Chili # 3 : Fred's Famous Burn Down the Barn Chili
Judge # 1 -- Excellent firehouse chili. Great kick. Needs more beans.
Judge # 2 -- A bean less chili, a bit salty, good use of peppers
Judge # 3 -- Call the EPA. I've located a uranium spill. My nose feels like I have been snorting Drano. Everyone knows the routine by now. Get me more beer before I ignite. Barmaid pounded me on the back, now my backbone is in the front part of my chest.
Chili # 4 : Bubba's Black Magic
Judge # 1 -- Black bean chili with almost no spice. Disappointing.
Judge # 2 -- Hint of lime in the black beans. Good side dish for fish or other mild foods, not much of a chili.
Judge # 3 -- I felt something scraping across my tongue, but was unable to taste it. Is it possible to burn out taste buds? That 300-lb *** is starting to look HOT -- just like this nuclear waste I'm eating. Is chili an aphrodisiac?
Chili # 5 : Linda's Legal Lip Remover
Judge # 1 -- Meaty, strong chili. Cayenne peppers freshly ground, adding considerable kick. Very impressive.
Judge # 2 -- Chili using shredded beef, could use more tomato. Must admit the cayenne peppers make a strong statement.

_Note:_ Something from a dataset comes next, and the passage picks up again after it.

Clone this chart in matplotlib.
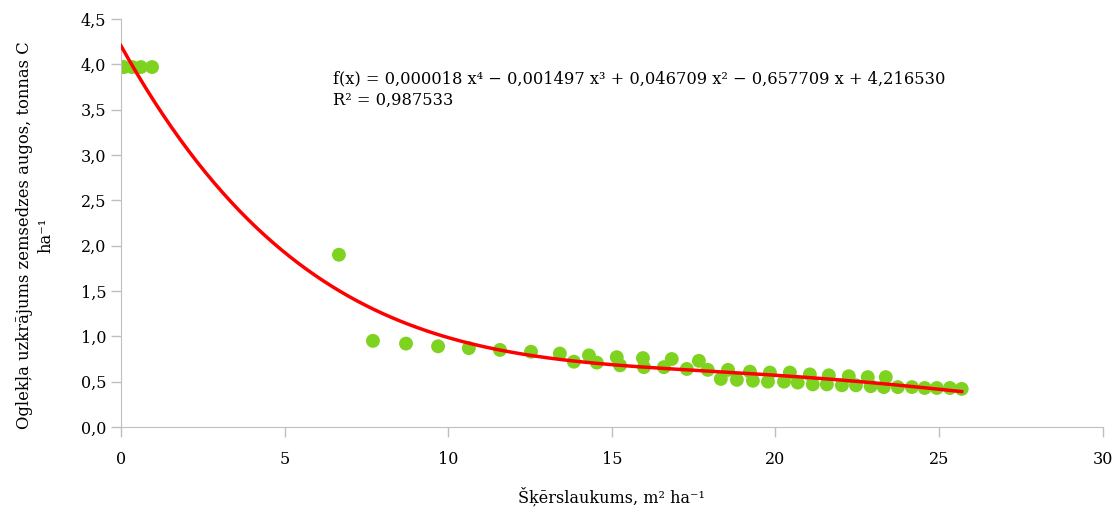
import numpy as np
import matplotlib
matplotlib.use('Agg')
import matplotlib.pyplot as plt

plt.rcParams['font.family'] = ['DejaVu Serif']

# skerslaukums (m2/ha) un oglekla uzkrajums (t C/ha)
sk = [0.03, 0.09, 0.34, 0.61, 0.95,
      6.66, 7.70, 8.71, 9.69, 10.63, 11.58, 12.53, 13.41, 13.84, 14.30,
      14.54, 15.15, 15.25, 15.95, 15.98, 16.59, 16.83, 17.29, 17.66, 17.93,
      18.33, 18.55, 18.82, 19.22, 19.31, 19.83, 19.77, 20.44, 20.26, 20.68,
      21.05, 21.14, 21.63, 21.57, 22.03, 22.24, 22.46, 22.82, 22.91, 23.37,
      23.31, 23.74, 24.17, 24.56, 24.93, 25.33, 25.69]
ogl = [3.97, 3.97, 3.97, 3.97, 3.97,
       1.90, 0.95, 0.92, 0.89, 0.87, 0.85, 0.83, 0.81, 0.72, 0.79,
       0.71, 0.77, 0.68, 0.76, 0.66, 0.66, 0.75, 0.64, 0.73, 0.63,
       0.53, 0.63, 0.52, 0.61, 0.51, 0.60, 0.50, 0.60, 0.50, 0.49,
       0.58, 0.47, 0.57, 0.47, 0.46, 0.56, 0.46, 0.55, 0.45, 0.55,
       0.44, 0.44, 0.44, 0.43, 0.43, 0.43, 0.42]

formula_txt = 'f(x) = 0,000018 x⁴ − 0,001497 x³ + 0,046709 x² − 0,657709 x + 4,216530'
r2_txt = 'R² = 0,987533'

fig = plt.figure(figsize=(11.15, 5.11), dpi=100)
ax = fig.add_axes([0.1085, 0.1644, 0.8805, 0.7984])

ax.scatter(sk, ogl, s=100, color='#7ED321', edgecolors='none', zorder=2)

# polinoma trenda linija
koef = np.polyfit(sk, ogl, 4)
xx = np.linspace(0, max(sk), 300)
ax.plot(xx, np.polyval(koef, xx), color='#FF0000', lw=2.5, zorder=3)

ax.text(6.48, 3.84, formula_txt, fontsize=11.7, va='center', ha='left')
ax.text(6.48, 3.60, r2_txt, fontsize=11.7, va='center', ha='left')

ax.set_xlim(0, 30)
ax.set_ylim(0, 4.5)
ax.set_xticks(np.arange(0, 31, 5))
ax.set_yticks(np.arange(0, 4.51, 0.5))
ax.set_yticklabels(['{:.1f}'.format(v).replace('.', ',') for v in np.arange(0, 4.51, 0.5)])
for s in ['top', 'right']:
    ax.spines[s].set_visible(False)
for s in ['left', 'bottom']:
    ax.spines[s].set_color('#BFBFBF')
ax.tick_params(colors='#BFBFBF', labelcolor='black', labelsize=11.5, length=7, width=1)
ax.tick_params(axis='x', pad=10)

ax.set_xlabel('Šķērslaukums, m² ha⁻¹', fontsize=11.5, labelpad=14)
ax.set_ylabel('Oglekļa uzkrājums zemsedzes augos, tonnas C\nha⁻¹', fontsize=11.8,
              linespacing=1.35)
ax.yaxis.set_label_coords(-0.068, 0.47)

fig.savefig('out.png', dpi=100)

Judge # 3 -- My ears are ringing, sweat is pouring off my forehead and I can no longer focus my eyes. I farted and four people behind me needed paramedics. The contestant seemed offended when I told her that her chili had given me brain damage. Sally saved my tongue from bleeding by pouring beer directly on it from the pitcher.
Chili # 6 : Vera's Very Vegetarian Variety
Judge # 1 -- Thin yet bold vegetarian variety chili. Good balance of spices and peppers.
Judge # 2 -- The best yet. Aggressive use of peppers, onions, and garlic. Superb.
Judge # 3 -- My intestines are now a straight pipe filled with gaseous, sulfuric flames. I shit myself when I farted and I'm worried it will eat through the chair. No one seems inclined to stand behind me except that slut Sally. She must be kinkier than I thought. Can't feel my lips anymore. I need to wipe my arse with a snow cone.
Chili # 7 : Susan's Screaming Sensation Chili
Judge # 1 -- A mediocre chili with too much reliance on canned peppers.
Judge # 2 -- tastes as if the chef literally threw in a can of chili peppers at the last moment. I should take note that I am worried about Judge # 3. He appears to be in a bit of distress as he is cursing uncontrollably.
Judge # 3 -- You could put a grenade in my mouth, pull the pin, and I wouldn't feel a thing. I've lost sight in one eye, and the world sounds like it is made of rushing water. My shirt is covered with chili which slid unnoticed out of my mouth. My pants are full of lava-like shit to match my shirt. At least during the autopsy, they'll know what killed me. I've decided to stop breathing, it's too painful. Screw it, I'm not getting any oxygen anyway. If I need air, I'll just suck it in through the 4- inch hole in my stomach.
Chili #8 : Tommy's Toe-Nail Curling Chili
Judge # 1 -- The perfect ending, this is a nice blend chili. Not too bold but spicy enough to declare its existence.
Judge # 2 -- This final entry is a good, balanced chili. Neither mild nor hot. Sorry to see that most of it was lost when Judge # 3 passed out, fell over and pulled the chili pot down on top of himself. Not sure if he's going to make it. Poor dude, wonder how he'd have reacted to really hot chili.